The Unitarian Universalist Society of Sacramento, California, turned 150 in March 2018.The congregation will celebrate throughout the year with presentations by keynote speakers from the denomination and community; historical displays; and historically themed activities, fieldtrips, and fundraisers. A 128-year-old cookbook “approved by the Ladies of the Unitarian Society” in 1890 and currently archived in the California State Library will also be featured in the congregation’s retrospective, said Sandra Navarro, chair of the congregation’s Sesquicentennial Task Force.

In October 2018, First Universalist Church of Lyons,Ohio, will celebrate its 150th anniversary with a service and potluck. Six former ministers of the church will take part in the celebration, as will a representative from the UUA district, the mayor of Lyons, and the minister of the Disciples of Christ church across the street, consulting minister the Rev. Dr. Terrance A. Robinson said. Former members from Maine to Florida and Illinois to Texas will travel to attend.

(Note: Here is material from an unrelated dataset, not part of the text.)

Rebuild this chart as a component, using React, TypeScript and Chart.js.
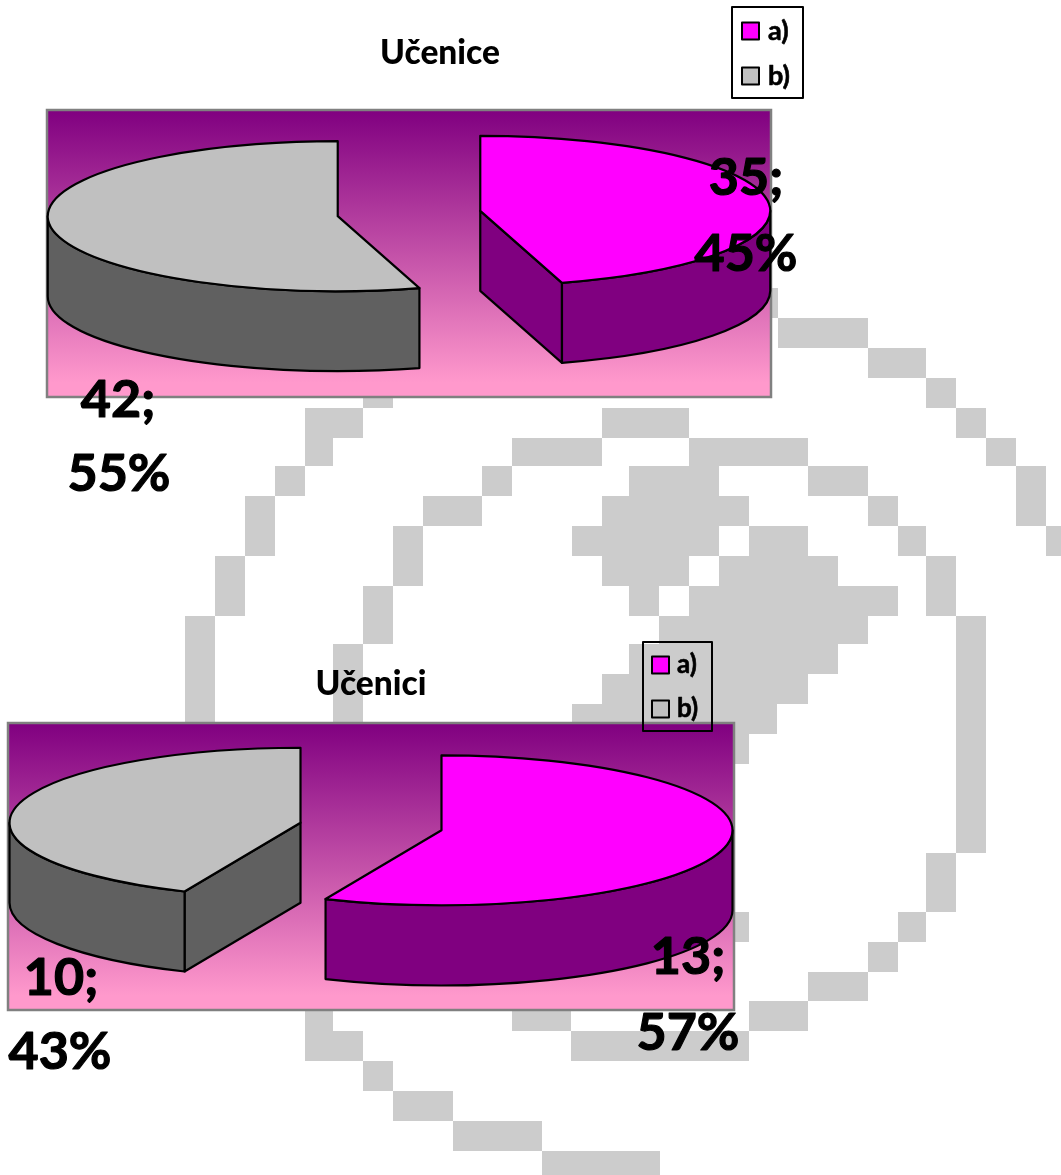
import React, { useEffect, useRef } from "react";
import { Chart, registerables } from "chart.js";

Chart.register(...registerables);

const sliceLabels = ["a)", "b)"];
const topColors = ["#FF00FF", "#C0C0C0"];
const wallColors = ["#800080", "#606060"];

const girlsTitle = "Učenice";
const girlsValues = [35, 42];
const boysTitle = "Učenici";
const boysValues = [13, 10];

// Watermark in the page background: x0, y0, x1, y1
const watermarkCells = [
  [363, 397, 393, 408], [305, 408, 363, 438], [305, 438, 333, 466], [275, 466, 305, 496],
  [245, 496, 275, 556], [215, 556, 245, 616], [185, 616, 215, 730],
  [602, 408, 689, 438], [512, 438, 602, 466], [482, 466, 512, 496], [423, 496, 482, 526],
  [393, 526, 423, 586], [363, 586, 393, 644], [333, 644, 363, 730],
  [771, 288, 778, 318], [778, 318, 868, 348], [868, 348, 926, 378], [926, 378, 956, 408],
  [956, 408, 986, 438], [986, 438, 1016, 466], [1016, 466, 1046, 526], [1046, 526, 1061, 556],
  [689, 438, 808, 466], [808, 466, 868, 496], [868, 496, 898, 526], [898, 526, 926, 556],
  [926, 556, 956, 616], [956, 616, 986, 853], [926, 853, 956, 912], [898, 912, 926, 942],
  [868, 942, 898, 972], [808, 972, 868, 1001], [749, 1001, 808, 1031], [571, 1031, 749, 1061],
  [512, 1005, 571, 1031], [733, 912, 749, 942],
  [629, 466, 719, 496], [602, 496, 749, 526], [572, 526, 719, 556], [749, 526, 808, 556],
  [602, 556, 689, 586], [719, 556, 838, 586], [629, 586, 659, 616], [689, 586, 898, 616],
  [659, 616, 868, 644], [629, 644, 838, 674], [602, 674, 808, 704], [572, 704, 777, 734],
  [572, 734, 749, 764],
  [305, 1005, 333, 1031], [305, 1031, 363, 1061], [363, 1061, 393, 1091], [393, 1091, 453, 1121],
  [453, 1121, 542, 1151], [542, 1151, 660, 1175],
];

const FONT = "Lato, Carlito, 'Open Sans', sans-serif";

const pie3dPlugin = {
  id: "pie3d",
  afterLayout(chart: any, _a: any, o: any) {
    const t = chart.titleBlock;
    if (t && o.titleShift) {
      t.left += o.titleShift;
      t.right += o.titleShift;
    }
  },
  beforeDraw(chart: any) {
    const { ctx, chartArea: a } = chart;
    const g = ctx.createLinearGradient(0, a.top, 0, a.bottom);
    g.addColorStop(0, "#800080");
    g.addColorStop(0.95, "#FF99CC");
    g.addColorStop(1, "#FF99CC");
    ctx.save();
    ctx.fillStyle = g;
    ctx.fillRect(a.left, a.top, a.right - a.left, a.bottom - a.top);
    ctx.strokeStyle = "#808080";
    ctx.lineWidth = 2.5;
    ctx.strokeRect(a.left, a.top, a.right - a.left, a.bottom - a.top);
    ctx.restore();
  },
  beforeDatasetsDraw(chart: any, _a: any, o: any) {
    const { ctx } = chart;
    const els = chart.getDatasetMeta(0).data;
    ctx.save();
    ctx.lineWidth = 2.2;
    ctx.strokeStyle = "#000";
    ctx.lineJoin = "round";
    els.forEach((el: any, i: number) => {
      const s = el.startAngle;
      const e = el.endAngle;
      const m = (s + e) / 2;
      const R = el.outerRadius;
      const ry = R * o.flatten;
      const off = el.options.offset;
      const cx = el.x + Math.cos(m) * off;
      const cy = el.y - o.depth / 2 + Math.sin(m) * off * o.flatten;
      const px = (a: number) => cx + R * Math.cos(a);
      const py = (a: number) => cy + ry * Math.sin(a);
      const cut = (a: number) => {
        ctx.beginPath();
        ctx.moveTo(cx, cy);
        ctx.lineTo(px(a), py(a));
        ctx.lineTo(px(a), py(a) + o.depth);
        ctx.lineTo(cx, cy + o.depth);
        ctx.closePath();
        ctx.fillStyle = wallColors[i];
        ctx.fill();
        ctx.stroke();
      };
      if (-Math.cos(s) > 1e-6) cut(s);
      if (Math.cos(e) > 1e-6) cut(e);
      // outer wall: the part of the rim that faces the viewer
      [0, 2 * Math.PI].forEach((base) => {
        const a0 = Math.max(s, base);
        const a1 = Math.min(e, base + Math.PI);
        if (a1 <= a0) return;
        ctx.beginPath();
        ctx.ellipse(cx, cy, R, ry, 0, a0, a1);
        ctx.lineTo(px(a1), py(a1) + o.depth);
        ctx.ellipse(cx, cy + o.depth, R, ry, 0, a1, a0, true);
        ctx.closePath();
        ctx.fillStyle = wallColors[i];
        ctx.fill();
        ctx.stroke();
      });
      ctx.beginPath();
      ctx.moveTo(cx, cy);
      ctx.ellipse(cx, cy, R, ry, 0, s, e);
      ctx.closePath();
      ctx.fillStyle = topColors[i];
      ctx.fill();
      ctx.stroke();
    });
    ctx.restore();
    return false;
  },
  afterDraw(chart: any, _a: any, o: any) {
    const { ctx, chartArea: a } = chart;
    const values = chart.data.datasets[0].data as number[];
    const total = values.reduce((p, c) => p + c, 0);
    ctx.save();
    ctx.lineJoin = "round";
    // legend
    const L = o.legend;
    if (L.fill) {
      ctx.fillStyle = L.fill;
      ctx.fillRect(L.left, L.top, L.width, L.height);
    }
    ctx.strokeStyle = "#000";
    ctx.lineWidth = 2;
    ctx.strokeRect(L.left, L.top, L.width, L.height);
    ctx.font = `bold ${L.fontSize}px ${FONT}`;
    ctx.textBaseline = "middle";
    ctx.textAlign = "left";
    sliceLabels.forEach((t, i) => {
      const y = L.top + L.firstY + i * L.step;
      ctx.lineWidth = 2;
      ctx.fillStyle = topColors[i];
      ctx.fillRect(L.left + L.boxX, y - L.box / 2, L.box, L.box);
      ctx.strokeRect(L.left + L.boxX, y - L.box / 2, L.box, L.box);
      ctx.fillStyle = "#000";
      ctx.lineWidth = 0.6;
      ctx.fillText(t, L.left + L.textX, y);
      ctx.strokeText(t, L.left + L.textX, y);
    });
    // value labels
    ctx.font = `bold ${o.labelSize}px ${FONT}`;
    ctx.textAlign = "center";
    ctx.fillStyle = "#000";
    ctx.lineWidth = 1.2;
    const put = (t: string, x: number, y: number) => {
      ctx.fillText(t, x, y);
      ctx.strokeText(t, x, y);
    };
    values.forEach((v, i) => {
      const p = o.labelAnchors[i];
      put(`${v};`, a.left + p.x, a.top + p.y);
      put(`${Math.round((v / total) * 100)}%`, a.left + p.x2, a.top + p.y + p.gap);
    });
    ctx.restore();
  },
};

function makeChart(canvas: HTMLCanvasElement, cfg: any) {
  return new Chart(canvas, {
    type: "pie",
    data: {
      labels: sliceLabels,
      datasets: [
        {
          data: cfg.values,
          backgroundColor: topColors,
          borderColor: "#000",
          borderWidth: 1,
          offset: cfg.offset,
          radius: cfg.radius,
        } as any,
      ],
    },
    plugins: [pie3dPlugin as any],
    options: {
      responsive: false,
      animation: false,
      events: [],
      layout: { padding: cfg.padding },
      plugins: {
        legend: { display: false },
        tooltip: { enabled: false },
        title: {
          display: true,
          text: cfg.title,
          color: "#000",
          font: { family: FONT, size: cfg.titleSize, weight: "900", lineHeight: 1.2 },
          padding: cfg.titlePadding,
        },
        pie3d: {
          depth: cfg.depth,
          flatten: cfg.flatten,
          legend: cfg.legend,
          labelSize: cfg.labelSize,
          labelAnchors: cfg.labelAnchors,
          titleShift: cfg.titleShift,
        },
      } as any,
    },
  } as any);
}

export default function App() {
  const a = useRef<HTMLCanvasElement>(null);
  const b = useRef<HTMLCanvasElement>(null);
  useEffect(() => {
    document.body.style.background = "#fff";
    const c1 = makeChart(a.current!, {
      values: girlsValues,
      title: girlsTitle,
      titleSize: 33.5,
      titleShift: 31,
      titlePadding: { top: 33, bottom: 36.8 },
      padding: { left: 47, right: 110, top: 0, bottom: 123 },
      radius: 290,
      offset: 72,
      depth: 80,
      flatten: 0.2586,
      labelSize: 52,
      labelAnchors: [
        { x: 699, y: 68, x2: 699, gap: 76 },
        { x: 71, y: 290, x2: 72, gap: 74 },
      ],
      legend: { left: 732, top: 7, width: 71, height: 91, fill: "#fff", boxX: 10, box: 17, textX: 36, firstY: 24, step: 45, fontSize: 27 },
    });
    const c2 = makeChart(b.current!, {
      values: boysValues,
      title: boysTitle,
      titleSize: 33.5,
      titlePadding: { top: 44, bottom: 18.8 },
      padding: { left: 8, right: 8, top: 0, bottom: 90 },
      radius: 291,
      offset: 72,
      depth: 80,
      flatten: 0.2577,
      labelSize: 52,
      labelAnchors: [
        { x: 680, y: 234, x2: 680, gap: 76 },
        { x: 53, y: 255, x2: 52, gap: 74 },
      ],
      legend: { left: 643, top: 22, width: 69, height: 89, fill: "", boxX: 9, box: 17, textX: 34, firstY: 23, step: 44, fontSize: 26 },
    });
    return () => {
      c1.destroy();
      c2.destroy();
    };
  }, []);
  return (
    <div style={{ position: "absolute", left: 0, top: 0, width: 1061, height: 1175, overflow: "hidden", background: "#fff" }}>
      <svg width={1061} height={1175} shapeRendering="crispEdges" style={{ position: "absolute", left: 0, top: 0 }}>
        {watermarkCells.map(([x0, y0, x1, y1], i) => (
          <rect key={i} x={x0} y={y0} width={x1 - x0} height={y1 - y0} fill="#CCCCCC" />
        ))}
      </svg>
      <canvas ref={a} width={881} height={520} style={{ position: "absolute", left: 0, top: 0 }} />
      <canvas ref={b} width={742} height={480} style={{ position: "absolute", left: 0, top: 620 }} />
    </div>
  );
}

Church celebrates yearlong pipe organ restoration

First Parish Church UU in Duxbury, Massachusetts, will present a free, public gala concert on November 4 to celebrate the completion of a yearlong, nearly half-million-dollar project to restore, rebuild, and expand its 165-year-old pipe organ. Restoration of the organ—built by W.B.D. Simmons in 1853 and considered an outstanding example of the nineteenth-century Boston school of mechanical, tracker organs—involved disassembling it and moving the pieces to the Andover Organ Company shop in Methuen, Massachusetts, where workers rebuilt it over a period of nine months. In the process, additional pipes were added to replace ones removed in a previous restoration and to increase the organ’s musical range. The rededication concert will feature local musicians as well as organists from across the United States and Canada who have previously performed at the church.